**Record list:**
#####

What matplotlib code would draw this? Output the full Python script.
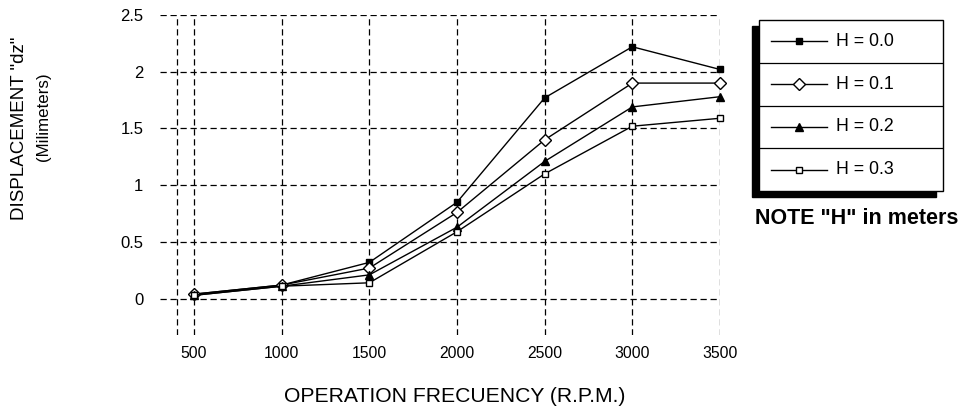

#####

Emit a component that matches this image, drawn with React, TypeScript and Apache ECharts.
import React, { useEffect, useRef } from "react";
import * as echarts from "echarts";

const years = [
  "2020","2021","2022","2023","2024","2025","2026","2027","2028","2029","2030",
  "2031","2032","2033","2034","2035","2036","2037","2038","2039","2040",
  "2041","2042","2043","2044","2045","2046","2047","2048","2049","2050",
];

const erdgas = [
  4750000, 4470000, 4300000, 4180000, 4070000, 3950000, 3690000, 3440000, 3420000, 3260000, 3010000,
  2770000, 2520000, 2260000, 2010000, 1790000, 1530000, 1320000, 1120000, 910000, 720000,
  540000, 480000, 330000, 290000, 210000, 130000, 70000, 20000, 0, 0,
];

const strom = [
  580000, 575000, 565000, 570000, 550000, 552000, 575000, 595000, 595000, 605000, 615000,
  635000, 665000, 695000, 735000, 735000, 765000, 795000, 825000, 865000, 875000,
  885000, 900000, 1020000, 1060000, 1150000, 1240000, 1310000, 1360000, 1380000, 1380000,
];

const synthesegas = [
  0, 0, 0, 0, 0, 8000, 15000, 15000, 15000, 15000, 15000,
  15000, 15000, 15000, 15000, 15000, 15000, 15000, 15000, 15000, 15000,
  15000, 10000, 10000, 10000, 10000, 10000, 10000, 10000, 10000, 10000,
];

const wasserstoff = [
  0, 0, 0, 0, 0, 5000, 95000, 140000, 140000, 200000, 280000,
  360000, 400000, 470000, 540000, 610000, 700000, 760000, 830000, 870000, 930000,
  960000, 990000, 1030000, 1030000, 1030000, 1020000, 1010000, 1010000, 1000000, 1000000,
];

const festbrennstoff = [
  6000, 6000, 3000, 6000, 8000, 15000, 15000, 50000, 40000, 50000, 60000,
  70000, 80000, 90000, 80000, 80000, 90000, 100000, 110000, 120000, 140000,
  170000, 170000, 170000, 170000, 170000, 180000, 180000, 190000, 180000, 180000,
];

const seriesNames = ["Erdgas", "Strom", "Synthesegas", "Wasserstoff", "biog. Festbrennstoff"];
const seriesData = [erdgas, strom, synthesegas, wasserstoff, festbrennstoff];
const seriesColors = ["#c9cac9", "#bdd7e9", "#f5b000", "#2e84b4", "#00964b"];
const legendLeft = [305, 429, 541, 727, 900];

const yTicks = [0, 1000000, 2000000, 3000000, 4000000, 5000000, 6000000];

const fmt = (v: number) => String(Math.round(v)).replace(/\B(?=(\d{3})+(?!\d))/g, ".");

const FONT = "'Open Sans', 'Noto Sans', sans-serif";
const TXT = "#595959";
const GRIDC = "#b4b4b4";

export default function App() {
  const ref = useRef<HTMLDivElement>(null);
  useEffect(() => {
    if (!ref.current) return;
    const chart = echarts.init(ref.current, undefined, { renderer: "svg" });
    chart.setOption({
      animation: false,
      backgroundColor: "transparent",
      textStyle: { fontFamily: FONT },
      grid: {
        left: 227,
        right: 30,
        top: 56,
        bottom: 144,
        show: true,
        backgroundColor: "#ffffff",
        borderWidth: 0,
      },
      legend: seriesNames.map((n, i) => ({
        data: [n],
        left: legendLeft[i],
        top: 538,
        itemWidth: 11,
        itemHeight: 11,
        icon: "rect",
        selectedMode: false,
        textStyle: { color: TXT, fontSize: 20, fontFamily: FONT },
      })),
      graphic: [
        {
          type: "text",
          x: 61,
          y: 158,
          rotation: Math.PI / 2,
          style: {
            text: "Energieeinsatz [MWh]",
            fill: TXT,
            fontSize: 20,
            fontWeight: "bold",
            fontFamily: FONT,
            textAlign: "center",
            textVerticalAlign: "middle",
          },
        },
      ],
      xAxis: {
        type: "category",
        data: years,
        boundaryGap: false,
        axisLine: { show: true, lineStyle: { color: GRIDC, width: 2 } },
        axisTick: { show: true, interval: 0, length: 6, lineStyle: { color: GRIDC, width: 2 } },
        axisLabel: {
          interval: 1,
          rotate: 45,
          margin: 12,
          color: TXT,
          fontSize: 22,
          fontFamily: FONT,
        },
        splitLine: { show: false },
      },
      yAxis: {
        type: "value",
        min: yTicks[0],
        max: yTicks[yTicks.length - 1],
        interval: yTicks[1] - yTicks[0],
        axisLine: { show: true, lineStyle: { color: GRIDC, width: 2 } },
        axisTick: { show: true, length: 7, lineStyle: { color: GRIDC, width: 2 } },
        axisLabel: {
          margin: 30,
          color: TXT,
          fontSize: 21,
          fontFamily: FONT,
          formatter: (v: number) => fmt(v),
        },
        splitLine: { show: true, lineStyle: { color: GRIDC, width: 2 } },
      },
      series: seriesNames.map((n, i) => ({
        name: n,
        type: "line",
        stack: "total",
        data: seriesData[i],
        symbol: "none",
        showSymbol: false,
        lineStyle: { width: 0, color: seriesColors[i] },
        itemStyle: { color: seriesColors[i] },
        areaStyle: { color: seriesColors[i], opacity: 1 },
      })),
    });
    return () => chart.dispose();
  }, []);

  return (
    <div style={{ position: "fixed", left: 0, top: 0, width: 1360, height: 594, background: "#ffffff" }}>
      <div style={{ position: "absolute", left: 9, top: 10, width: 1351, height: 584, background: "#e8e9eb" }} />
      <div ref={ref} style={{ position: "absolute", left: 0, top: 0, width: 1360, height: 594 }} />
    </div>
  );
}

#####

**Given task:**
Give again, word for word, the lines starting at the line that has "Emit a component" and ending at the line that has "import * as", with both of those lines included and nothing else.

**Reply to the task:**
Emit a component that matches this image, drawn with React, TypeScript and Apache ECharts.
import React, { useEffect, useRef } from "react";
import * as echarts from "echarts";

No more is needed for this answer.